• **Problem**: Set down, exactly as written, the lines from the top of the data to the line that holds "const toData = arr", and omit the pictures.

****

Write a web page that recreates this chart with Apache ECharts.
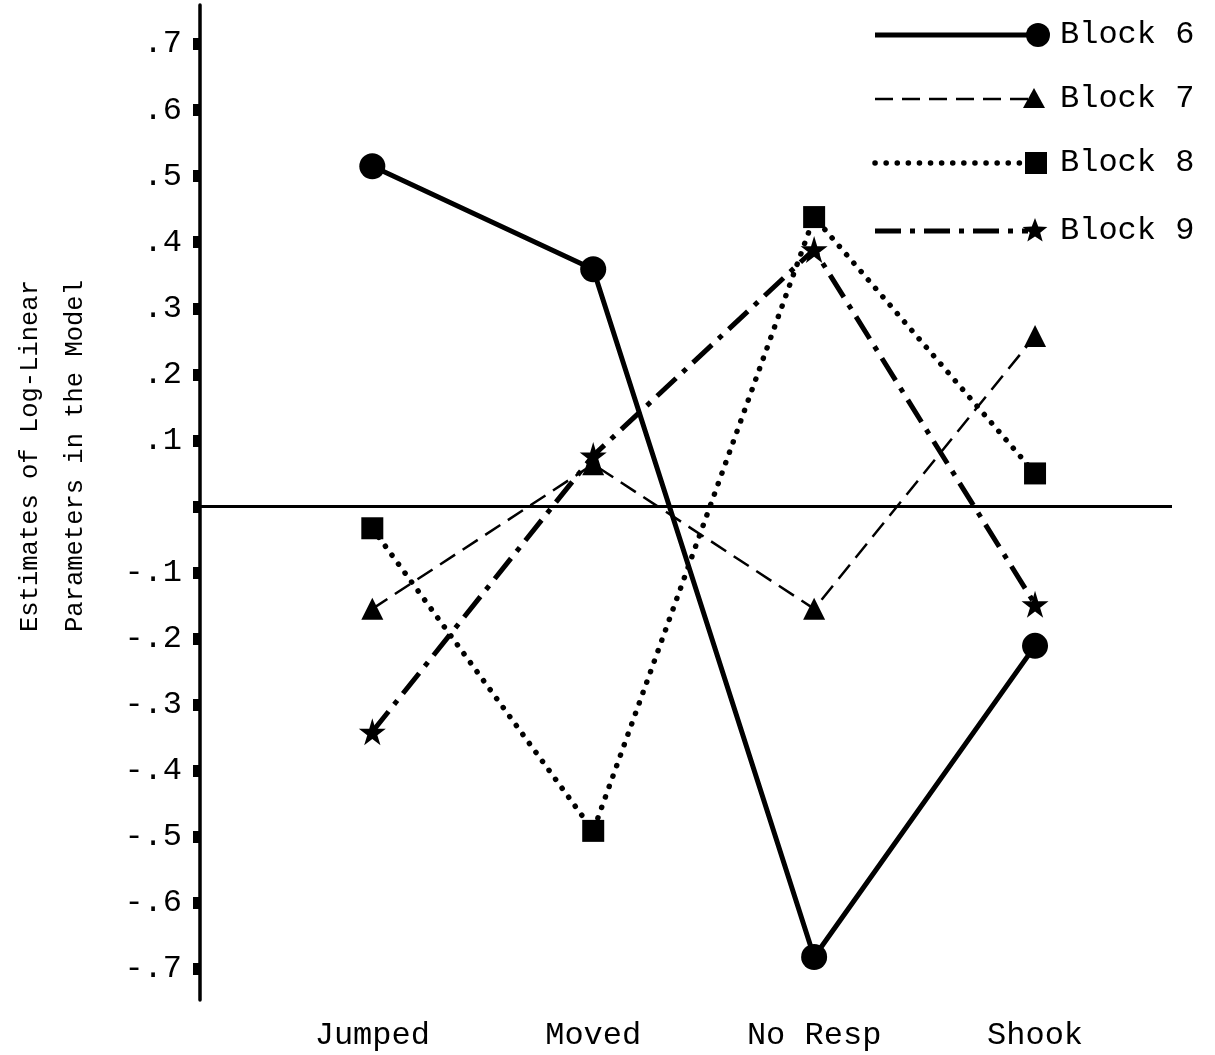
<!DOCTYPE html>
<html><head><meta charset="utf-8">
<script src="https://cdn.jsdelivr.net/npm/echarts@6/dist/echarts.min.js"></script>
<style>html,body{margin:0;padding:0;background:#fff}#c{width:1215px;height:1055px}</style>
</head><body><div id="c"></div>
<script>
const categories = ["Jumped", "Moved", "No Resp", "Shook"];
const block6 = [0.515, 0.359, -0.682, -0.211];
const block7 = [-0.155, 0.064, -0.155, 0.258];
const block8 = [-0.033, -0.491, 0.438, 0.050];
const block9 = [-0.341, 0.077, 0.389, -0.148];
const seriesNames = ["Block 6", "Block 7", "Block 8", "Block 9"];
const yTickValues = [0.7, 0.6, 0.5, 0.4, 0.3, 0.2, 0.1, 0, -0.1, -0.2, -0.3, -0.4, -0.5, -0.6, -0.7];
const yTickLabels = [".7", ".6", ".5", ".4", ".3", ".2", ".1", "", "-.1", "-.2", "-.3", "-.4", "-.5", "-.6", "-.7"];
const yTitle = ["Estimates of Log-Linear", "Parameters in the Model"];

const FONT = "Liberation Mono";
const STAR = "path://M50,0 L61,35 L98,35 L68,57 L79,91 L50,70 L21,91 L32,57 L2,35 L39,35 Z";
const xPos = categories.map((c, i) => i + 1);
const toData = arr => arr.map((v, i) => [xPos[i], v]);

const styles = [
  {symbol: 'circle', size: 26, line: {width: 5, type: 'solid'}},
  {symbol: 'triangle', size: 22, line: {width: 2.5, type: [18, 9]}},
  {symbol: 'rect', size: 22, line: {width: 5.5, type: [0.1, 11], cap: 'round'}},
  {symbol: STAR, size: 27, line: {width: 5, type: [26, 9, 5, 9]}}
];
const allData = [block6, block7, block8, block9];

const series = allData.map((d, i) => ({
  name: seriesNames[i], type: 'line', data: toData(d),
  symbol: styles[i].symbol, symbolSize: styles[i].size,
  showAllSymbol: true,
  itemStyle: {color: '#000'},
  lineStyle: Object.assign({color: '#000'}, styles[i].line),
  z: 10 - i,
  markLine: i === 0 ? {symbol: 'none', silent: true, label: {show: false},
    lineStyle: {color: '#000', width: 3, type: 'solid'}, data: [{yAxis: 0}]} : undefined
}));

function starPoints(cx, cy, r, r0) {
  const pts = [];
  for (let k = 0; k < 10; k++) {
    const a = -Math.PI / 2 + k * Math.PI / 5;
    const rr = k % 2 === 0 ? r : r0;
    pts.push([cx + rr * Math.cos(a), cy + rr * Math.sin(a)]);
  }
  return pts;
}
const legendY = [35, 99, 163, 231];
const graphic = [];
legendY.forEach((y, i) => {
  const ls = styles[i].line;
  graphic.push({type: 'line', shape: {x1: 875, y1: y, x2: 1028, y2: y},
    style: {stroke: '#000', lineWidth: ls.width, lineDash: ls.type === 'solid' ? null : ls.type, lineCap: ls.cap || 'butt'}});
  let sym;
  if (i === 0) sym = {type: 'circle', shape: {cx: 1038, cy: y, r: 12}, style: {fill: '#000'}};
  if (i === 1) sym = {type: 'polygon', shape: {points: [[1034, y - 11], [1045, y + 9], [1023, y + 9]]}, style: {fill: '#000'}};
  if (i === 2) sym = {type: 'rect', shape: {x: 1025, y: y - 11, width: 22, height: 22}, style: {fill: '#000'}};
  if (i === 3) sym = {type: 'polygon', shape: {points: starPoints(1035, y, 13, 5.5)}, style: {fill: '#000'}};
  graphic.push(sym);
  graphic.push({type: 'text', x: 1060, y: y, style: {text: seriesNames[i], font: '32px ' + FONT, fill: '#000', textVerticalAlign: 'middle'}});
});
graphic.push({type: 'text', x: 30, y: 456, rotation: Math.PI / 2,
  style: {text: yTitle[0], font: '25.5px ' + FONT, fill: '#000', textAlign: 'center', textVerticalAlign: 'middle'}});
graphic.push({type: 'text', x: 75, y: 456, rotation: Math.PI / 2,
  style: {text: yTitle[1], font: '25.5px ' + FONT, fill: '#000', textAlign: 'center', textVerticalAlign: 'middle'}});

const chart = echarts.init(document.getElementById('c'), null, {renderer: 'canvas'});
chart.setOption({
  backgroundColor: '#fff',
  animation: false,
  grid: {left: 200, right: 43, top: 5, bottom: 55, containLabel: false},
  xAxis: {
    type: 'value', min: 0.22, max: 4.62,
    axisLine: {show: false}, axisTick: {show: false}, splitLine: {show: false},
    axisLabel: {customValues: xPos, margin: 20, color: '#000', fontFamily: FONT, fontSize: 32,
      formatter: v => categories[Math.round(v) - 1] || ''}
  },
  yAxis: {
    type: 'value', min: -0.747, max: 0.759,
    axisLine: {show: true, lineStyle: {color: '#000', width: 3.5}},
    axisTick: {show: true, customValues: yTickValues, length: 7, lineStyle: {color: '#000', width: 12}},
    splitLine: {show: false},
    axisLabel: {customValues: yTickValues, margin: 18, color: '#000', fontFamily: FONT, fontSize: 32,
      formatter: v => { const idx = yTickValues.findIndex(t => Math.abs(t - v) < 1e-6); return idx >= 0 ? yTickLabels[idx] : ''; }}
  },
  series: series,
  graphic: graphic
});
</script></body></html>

****

• **Answer to this exercise**:
Write a web page that recreates this chart with Apache ECharts.
<!DOCTYPE html>
<html><head><meta charset="utf-8">
<script src="https://cdn.jsdelivr.net/npm/echarts@6/dist/echarts.min.js"></script>
<style>html,body{margin:0;padding:0;background:#fff}#c{width:1215px;height:1055px}</style>
</head><body><div id="c"></div>
<script>
const categories = ["Jumped", "Moved", "No Resp", "Shook"];
const block6 = [0.515, 0.359, -0.682, -0.211];
const block7 = [-0.155, 0.064, -0.155, 0.258];
const block8 = [-0.033, -0.491, 0.438, 0.050];
const block9 = [-0.341, 0.077, 0.389, -0.148];
const seriesNames = ["Block 6", "Block 7", "Block 8", "Block 9"];
const yTickValues = [0.7, 0.6, 0.5, 0.4, 0.3, 0.2, 0.1, 0, -0.1, -0.2, -0.3, -0.4, -0.5, -0.6, -0.7];
const yTickLabels = [".7", ".6", ".5", ".4", ".3", ".2", ".1", "", "-.1", "-.2", "-.3", "-.4", "-.5", "-.6", "-.7"];
const yTitle = ["Estimates of Log-Linear", "Parameters in the Model"];

const FONT = "Liberation Mono";
const STAR = "path://M50,0 L61,35 L98,35 L68,57 L79,91 L50,70 L21,91 L32,57 L2,35 L39,35 Z";
const xPos = categories.map((c, i) => i + 1);
const toData = arr => arr.map((v, i) => [xPos[i], v]);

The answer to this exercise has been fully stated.